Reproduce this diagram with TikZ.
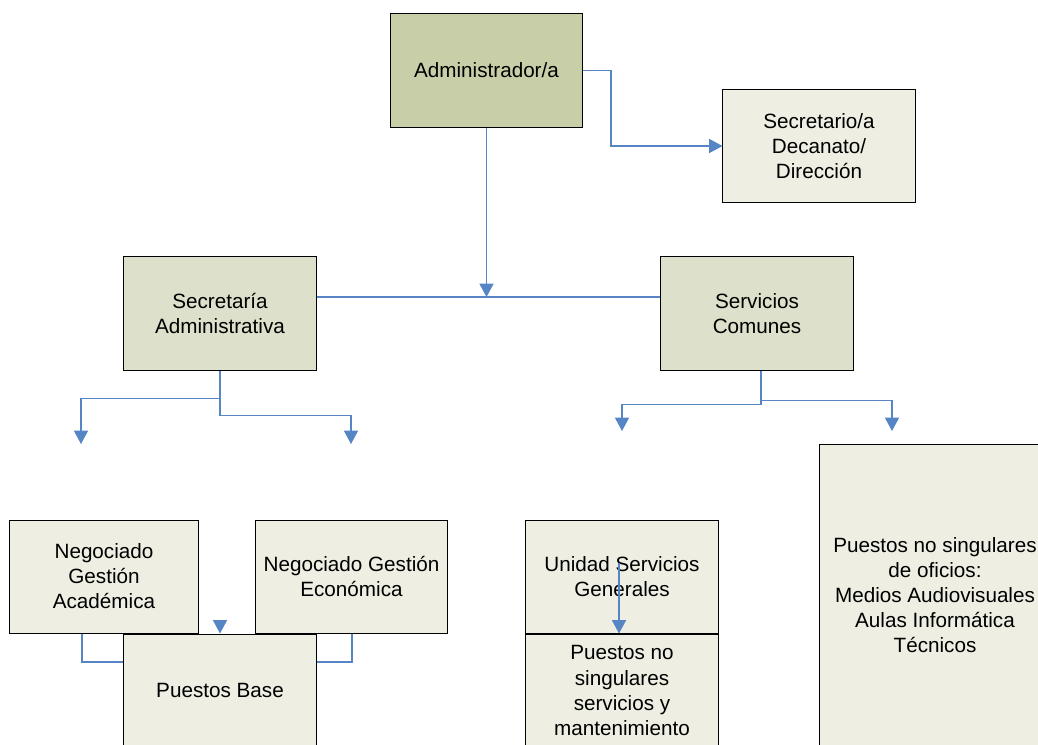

###

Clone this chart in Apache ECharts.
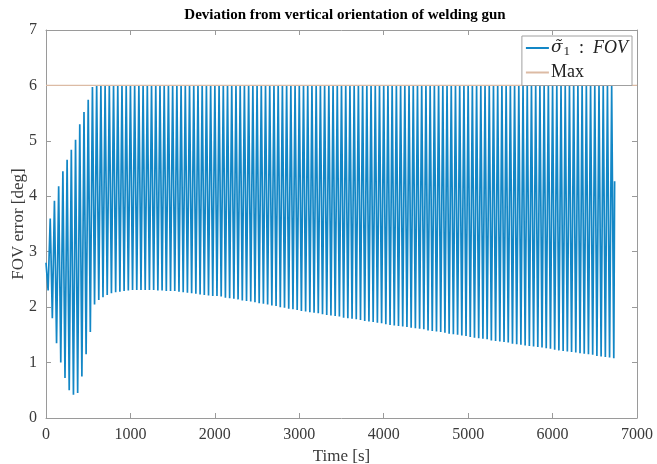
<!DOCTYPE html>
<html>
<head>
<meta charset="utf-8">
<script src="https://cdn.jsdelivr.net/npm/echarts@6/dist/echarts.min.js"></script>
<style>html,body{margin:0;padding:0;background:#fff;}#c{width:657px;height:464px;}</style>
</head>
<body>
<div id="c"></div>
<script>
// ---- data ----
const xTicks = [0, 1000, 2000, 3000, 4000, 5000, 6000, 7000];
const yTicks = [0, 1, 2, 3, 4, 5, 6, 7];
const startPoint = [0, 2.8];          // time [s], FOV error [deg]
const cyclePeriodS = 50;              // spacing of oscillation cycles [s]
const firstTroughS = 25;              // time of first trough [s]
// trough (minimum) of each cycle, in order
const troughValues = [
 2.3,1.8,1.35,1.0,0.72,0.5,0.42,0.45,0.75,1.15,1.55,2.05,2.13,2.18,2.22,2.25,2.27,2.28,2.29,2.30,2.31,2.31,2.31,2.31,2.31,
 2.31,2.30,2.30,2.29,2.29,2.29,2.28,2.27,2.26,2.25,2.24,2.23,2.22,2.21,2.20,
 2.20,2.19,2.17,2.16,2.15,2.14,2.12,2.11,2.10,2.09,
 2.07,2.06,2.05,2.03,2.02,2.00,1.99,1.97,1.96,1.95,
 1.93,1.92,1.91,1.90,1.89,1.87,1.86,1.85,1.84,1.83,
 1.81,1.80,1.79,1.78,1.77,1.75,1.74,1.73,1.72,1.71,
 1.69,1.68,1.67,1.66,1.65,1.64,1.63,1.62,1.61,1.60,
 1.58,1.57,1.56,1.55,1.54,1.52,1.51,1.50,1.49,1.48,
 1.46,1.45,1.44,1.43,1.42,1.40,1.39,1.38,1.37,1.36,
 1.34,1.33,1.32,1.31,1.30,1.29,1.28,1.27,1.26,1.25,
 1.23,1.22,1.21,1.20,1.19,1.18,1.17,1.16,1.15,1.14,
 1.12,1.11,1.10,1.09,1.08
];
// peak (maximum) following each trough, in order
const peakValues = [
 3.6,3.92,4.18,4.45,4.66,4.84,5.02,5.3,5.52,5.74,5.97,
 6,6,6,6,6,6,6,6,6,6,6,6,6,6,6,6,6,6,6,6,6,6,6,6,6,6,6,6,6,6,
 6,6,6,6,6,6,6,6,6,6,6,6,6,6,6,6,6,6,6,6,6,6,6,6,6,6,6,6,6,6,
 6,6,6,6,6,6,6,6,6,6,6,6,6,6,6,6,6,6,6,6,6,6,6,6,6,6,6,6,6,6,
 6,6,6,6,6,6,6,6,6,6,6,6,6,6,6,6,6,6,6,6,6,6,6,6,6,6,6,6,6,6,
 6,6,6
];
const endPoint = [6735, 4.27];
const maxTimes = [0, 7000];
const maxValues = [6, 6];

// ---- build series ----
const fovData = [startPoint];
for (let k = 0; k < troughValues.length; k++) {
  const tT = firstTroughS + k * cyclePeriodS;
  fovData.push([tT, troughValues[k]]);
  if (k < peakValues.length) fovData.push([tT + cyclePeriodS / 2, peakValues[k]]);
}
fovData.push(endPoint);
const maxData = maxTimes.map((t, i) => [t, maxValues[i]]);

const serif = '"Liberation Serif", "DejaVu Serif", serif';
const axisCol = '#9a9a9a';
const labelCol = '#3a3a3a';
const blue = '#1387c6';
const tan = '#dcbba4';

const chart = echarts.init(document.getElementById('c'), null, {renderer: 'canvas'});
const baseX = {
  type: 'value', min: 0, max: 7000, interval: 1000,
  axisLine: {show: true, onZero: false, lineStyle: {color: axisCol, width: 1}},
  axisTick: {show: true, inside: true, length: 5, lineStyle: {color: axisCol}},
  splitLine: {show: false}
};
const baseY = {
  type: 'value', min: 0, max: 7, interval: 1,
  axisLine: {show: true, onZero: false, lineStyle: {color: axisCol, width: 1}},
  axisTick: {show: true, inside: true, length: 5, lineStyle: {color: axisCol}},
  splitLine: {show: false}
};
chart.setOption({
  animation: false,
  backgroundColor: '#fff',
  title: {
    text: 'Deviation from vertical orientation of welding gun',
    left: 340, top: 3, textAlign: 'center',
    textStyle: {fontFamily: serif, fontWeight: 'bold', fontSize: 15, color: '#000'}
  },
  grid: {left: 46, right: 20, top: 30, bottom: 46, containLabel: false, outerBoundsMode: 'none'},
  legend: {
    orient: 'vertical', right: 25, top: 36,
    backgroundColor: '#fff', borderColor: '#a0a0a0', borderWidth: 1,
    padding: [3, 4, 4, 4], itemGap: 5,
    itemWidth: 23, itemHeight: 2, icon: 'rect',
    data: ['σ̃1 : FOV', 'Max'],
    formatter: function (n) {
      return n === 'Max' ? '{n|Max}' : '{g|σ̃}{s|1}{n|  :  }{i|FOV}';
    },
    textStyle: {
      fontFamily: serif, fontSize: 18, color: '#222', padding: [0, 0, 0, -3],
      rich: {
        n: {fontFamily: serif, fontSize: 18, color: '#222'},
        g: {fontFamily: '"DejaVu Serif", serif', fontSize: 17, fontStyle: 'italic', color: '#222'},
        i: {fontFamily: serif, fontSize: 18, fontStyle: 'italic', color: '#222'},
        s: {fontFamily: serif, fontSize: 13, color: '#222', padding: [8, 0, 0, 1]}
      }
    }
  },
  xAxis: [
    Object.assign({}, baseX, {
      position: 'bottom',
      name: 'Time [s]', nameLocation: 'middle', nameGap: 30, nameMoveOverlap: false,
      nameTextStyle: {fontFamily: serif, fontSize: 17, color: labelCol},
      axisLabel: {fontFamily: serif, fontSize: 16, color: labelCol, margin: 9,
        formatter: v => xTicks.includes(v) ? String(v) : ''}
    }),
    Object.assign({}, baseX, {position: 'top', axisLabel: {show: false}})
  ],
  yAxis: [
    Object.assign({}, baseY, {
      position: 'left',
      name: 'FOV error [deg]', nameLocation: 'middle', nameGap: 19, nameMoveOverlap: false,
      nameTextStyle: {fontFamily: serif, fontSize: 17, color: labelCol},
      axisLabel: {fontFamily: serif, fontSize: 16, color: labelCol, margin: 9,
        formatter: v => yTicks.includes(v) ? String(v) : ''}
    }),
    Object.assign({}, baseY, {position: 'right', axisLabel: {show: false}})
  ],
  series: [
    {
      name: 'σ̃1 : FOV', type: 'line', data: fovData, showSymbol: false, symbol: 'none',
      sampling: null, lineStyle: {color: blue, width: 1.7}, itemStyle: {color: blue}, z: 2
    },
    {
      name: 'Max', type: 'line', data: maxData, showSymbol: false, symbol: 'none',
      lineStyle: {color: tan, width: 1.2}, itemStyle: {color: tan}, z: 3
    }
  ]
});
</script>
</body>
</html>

###

= PROBLEM =
All lines above with "this" in them should be returned.

= ANSWER TO THE TASK =
Reproduce this diagram with TikZ.
Clone this chart in Apache ECharts.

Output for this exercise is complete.